Speaker: Dr. Zhe Sage Chen, New York University
Time: 13:30 – 15:00 p.m., Sep 4, 2024, GMT+8
Venue: B101, Lui Che Woo Building, PKU
Abstract:
The mediodorsal (MD) thalamus is a critical partner for the prefrontal cortex (PFC) in cognitive control. Accumulating evidence has shown that the MD regulates task uncertainty in decision making and enhance cognitive flexibility. However, the computational mechanism of this cognitive process remains unclear. Here we trained biologically-constrained computational models to delineate the mechanistic role of MD in context-dependent decision making. We found that the addition of a feedforward MD structure to the recurrent PFC increased robustness to low cue signal-to-noise ratio, enhanced working memory, and enabled rapid context switching. Incorporating genetically identified thalamocortical connectivity and interneuron cell types into the model replicated key neurophysiological findings in task-performing mice. Our model revealed computational mechanisms and geometric interpretations of MD in regulating cue uncertainty and context switching to enable cognitive flexibility.
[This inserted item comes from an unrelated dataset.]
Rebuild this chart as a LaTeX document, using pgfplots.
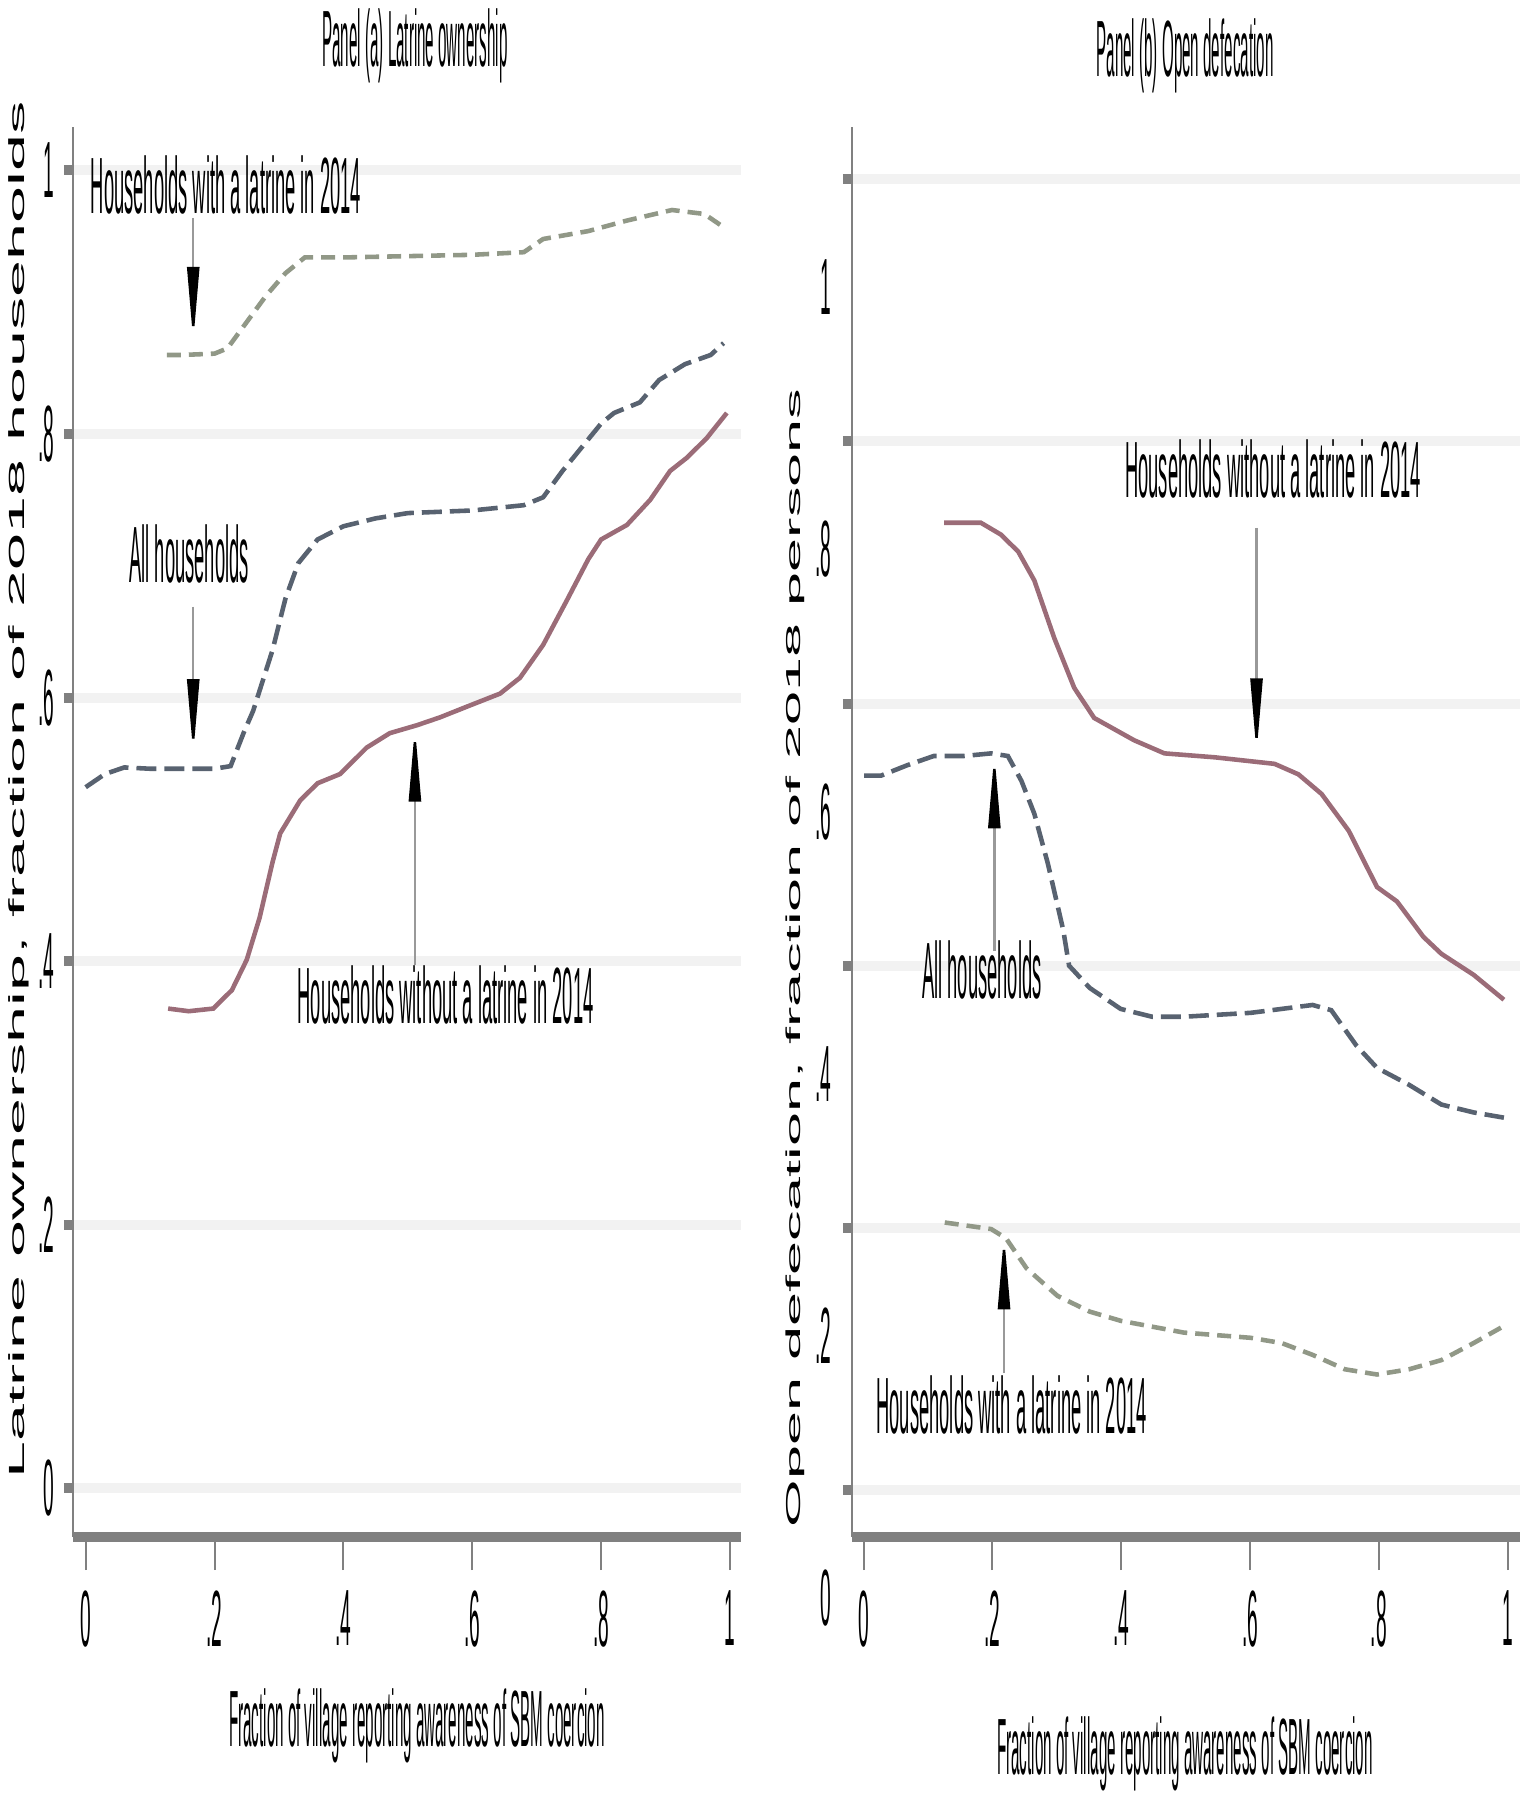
\documentclass[border=0pt]{standalone}
\usepackage{pgfplots}
\pgfplotsset{compat=1.18}
\usepackage{fontspec}
\setmainfont{Liberation Sans}
\newfontfamily\cond[FakeStretch=0.19]{Liberation Sans}
\newfontfamily\condann[FakeStretch=0.23]{Liberation Sans}
\newfontfamily\condnum[FakeStretch=0.24]{Liberation Sans}
\newfontfamily\plainsans{Liberation Sans}
\usetikzlibrary{arrows.meta}
\definecolor{cred}{RGB}{155,108,120}
\definecolor{cblue}{RGB}{88,98,112}
\definecolor{cgreen}{RGB}{145,152,135}
\definecolor{gridgray}{RGB}{242,242,242}
\definecolor{axgray}{RGB}{128,128,128}
\newcommand{\bigf}{\fontsize{22.7}{26}\selectfont}
\tikzset{
  ann/.style={font=\condann\bigf, inner sep=0pt, anchor=base west},
  arr/.style={draw=axgray!80, line width=0.25mm, -{Triangle[length=7.5mm,width=1.2mm,color=black,fill=black]}},
}
\pgfplotsset{
  panel/.style={
    scale only axis, width=66.8mm, height=141mm, anchor=south west,
    axis x line=bottom, axis y line=left, axis line style={-},
    x axis line style={line width=1mm, color=axgray},
    y axis line style={line width=0.2mm, color=axgray},
    xtick={0,0.2,0.4,0.6,0.8,1}, xticklabels={0,.2,.4,.6,.8,1},
    ytick={0,0.2,0.4,0.6,0.8,1}, yticklabels={0,.2,.4,.6,.8,1},
    tick align=outside, major tick length=3.3mm,
    xtick style={line width=0.2mm, color=axgray},
    ytick style={line width=1mm, color=axgray, dash pattern=on 0.9mm off 2.4mm, dash phase=0.9mm},
    ymajorgrids, grid style={line width=1mm, color=gridgray},
    tick label style={font=\condnum\bigf},
    xticklabel style={inner sep=0pt, anchor=north, yshift=-2mm},
    /pgf/number format/assume math mode=true,
    clip=false,
  },
}
\begin{document}
\begin{tikzpicture}
\useasboundingbox (0,0) rectangle (153.3mm,180mm);
% ---------------- Panel (a)
\begin{axis}[panel, at={(7.3mm,26.3mm)},
  xmin=-0.0196, xmax=1.017, ymin=-0.037, ymax=1.033,
  yticklabel style={inner sep=0pt, anchor=east, xshift=1.5mm}]
\addplot[cgreen, line width=1.3pt, dash pattern=on 1.4mm off 0.8mm] table {
0.126 0.860
0.15 0.860
0.20 0.861
0.22 0.865
0.25 0.885
0.28 0.905
0.31 0.922
0.34 0.934
0.40 0.934
0.50 0.935
0.60 0.936
0.68 0.938
0.71 0.948
0.78 0.954
0.84 0.962
0.91 0.970
0.96 0.967
0.99 0.957
};
\addplot[cblue, line width=1.3pt, dash pattern=on 2mm off 0.8mm] table {
0.00 0.532
0.03 0.542
0.06 0.547
0.10 0.546
0.15 0.546
0.20 0.546
0.225 0.548
0.245 0.573
0.26 0.590
0.29 0.636
0.31 0.675
0.33 0.702
0.36 0.720
0.40 0.730
0.45 0.736
0.50 0.740
0.60 0.742
0.68 0.746
0.71 0.752
0.74 0.772
0.80 0.808
0.82 0.816
0.86 0.824
0.89 0.841
0.93 0.853
0.97 0.860
0.99 0.869
};
\addplot[cred, line width=1.3pt] table {
0.128 0.364
0.16 0.362
0.198 0.364
0.227 0.378
0.25 0.401
0.27 0.433
0.29 0.475
0.302 0.497
0.333 0.522
0.36 0.535
0.395 0.542
0.436 0.562
0.472 0.573
0.514 0.579
0.55 0.585
0.591 0.593
0.643 0.603
0.674 0.615
0.71 0.640
0.747 0.674
0.78 0.705
0.80 0.720
0.84 0.731
0.876 0.750
0.907 0.772
0.933 0.782
0.964 0.797
0.995 0.816
};
\node[ann] at (axis cs:0.007,0.967) {Households with a latrine in 2014};
\node[ann] at (axis cs:0.067,0.687) {All households};
\node[ann] at (axis cs:0.328,0.353) {Households without a latrine in 2014};
\draw[arr] (axis cs:0.167,0.964) -- (axis cs:0.167,0.870);
\draw[arr] (axis cs:0.167,0.669) -- (axis cs:0.167,0.557);
\draw[arr] (axis cs:0.511,0.397) -- (axis cs:0.511,0.578);
\end{axis}
% ---------------- Panel (b)
\begin{axis}[panel, at={(85.2mm,26.3mm)},
  xmin=-0.018, xmax=1.019, ymin=-0.036, ymax=1.040,
  yticklabel style={inner sep=0pt, anchor=east, xshift=1.3mm, yshift=-10.8mm}]
\addplot[cred, line width=1.3pt] table {
0.125 0.738
0.182 0.738
0.213 0.729
0.24 0.716
0.265 0.694
0.296 0.650
0.327 0.612
0.358 0.589
0.42 0.572
0.467 0.562
0.545 0.559
0.638 0.554
0.675 0.546
0.711 0.531
0.753 0.503
0.797 0.460
0.828 0.449
0.869 0.422
0.897 0.409
0.947 0.393
0.994 0.374
};
\addplot[cblue, line width=1.3pt, dash pattern=on 2mm off 0.8mm] table {
0.001 0.545
0.027 0.545
0.068 0.553
0.109 0.560
0.156 0.560
0.198 0.562
0.224 0.560
0.245 0.541
0.265 0.516
0.286 0.478
0.31 0.427
0.319 0.400
0.351 0.383
0.399 0.367
0.448 0.361
0.497 0.361
0.601 0.364
0.649 0.367
0.697 0.370
0.726 0.366
0.765 0.339
0.797 0.322
0.847 0.309
0.897 0.294
0.947 0.288
0.994 0.284
};
\addplot[cgreen, line width=1.3pt, dash pattern=on 1.4mm off 0.8mm] table {
0.126 0.204
0.198 0.199
0.221 0.192
0.253 0.169
0.301 0.148
0.351 0.136
0.399 0.129
0.497 0.120
0.601 0.116
0.649 0.112
0.697 0.103
0.747 0.092
0.797 0.088
0.847 0.092
0.897 0.099
0.947 0.112
0.994 0.125
};
\node[ann] at (axis cs:0.405,0.757) {Households without a latrine in 2014};
\node[ann] at (axis cs:0.09,0.375) {All households};
\node[ann] at (axis cs:0.019,0.043) {Households with a latrine in 2014};
\draw[arr] (axis cs:0.61,0.734) -- (axis cs:0.61,0.562);
\draw[arr] (axis cs:0.203,0.411) -- (axis cs:0.203,0.562);
\draw[arr] (axis cs:0.218,0.089) -- (axis cs:0.218,0.195);
\end{axis}
% ---------------- titles and axis titles
\node[font=\cond\bigf, inner sep=0pt, anchor=base] at (41.5mm,173.3mm) {Panel (a) Latrine ownership};
\node[font=\cond\bigf, inner sep=0pt, anchor=base] at (118.5mm,172.3mm) {Panel (b) Open defecation};
\node[font=\cond\bigf, inner sep=0pt, anchor=base] at (41.7mm,5.3mm) {Fraction of village reporting awareness of SBM coercion};
\node[font=\cond\bigf, inner sep=0pt, anchor=base] at (118.5mm,2.5mm) {Fraction of village reporting awareness of SBM coercion};
\node[rotate=90, inner sep=0pt] at (1.9mm,101mm) {\scalebox{1}[0.33]{\plainsans\fontsize{18.9}{22}\selectfont Latrine ownership, fraction of 2018 households}};
\node[rotate=90, inner sep=0pt] at (79.5mm,84.2mm) {\scalebox{1}[0.33]{\plainsans\fontsize{17.4}{20}\selectfont Open defecation, fraction of 2018 persons}};
\end{tikzpicture}
\end{document}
It also made experimentally testable predictions linking cognitive deficits with disrupted thalamocortical connectivity, prefrontal excitation-inhibition imbalance and dysfunctional inhibitory cell types.Finally, I will discuss several speculative computational hypotheses on MD-PFC interactions and neural plasticity to enable rapid prefrontal computation in the presence of changed task conditions.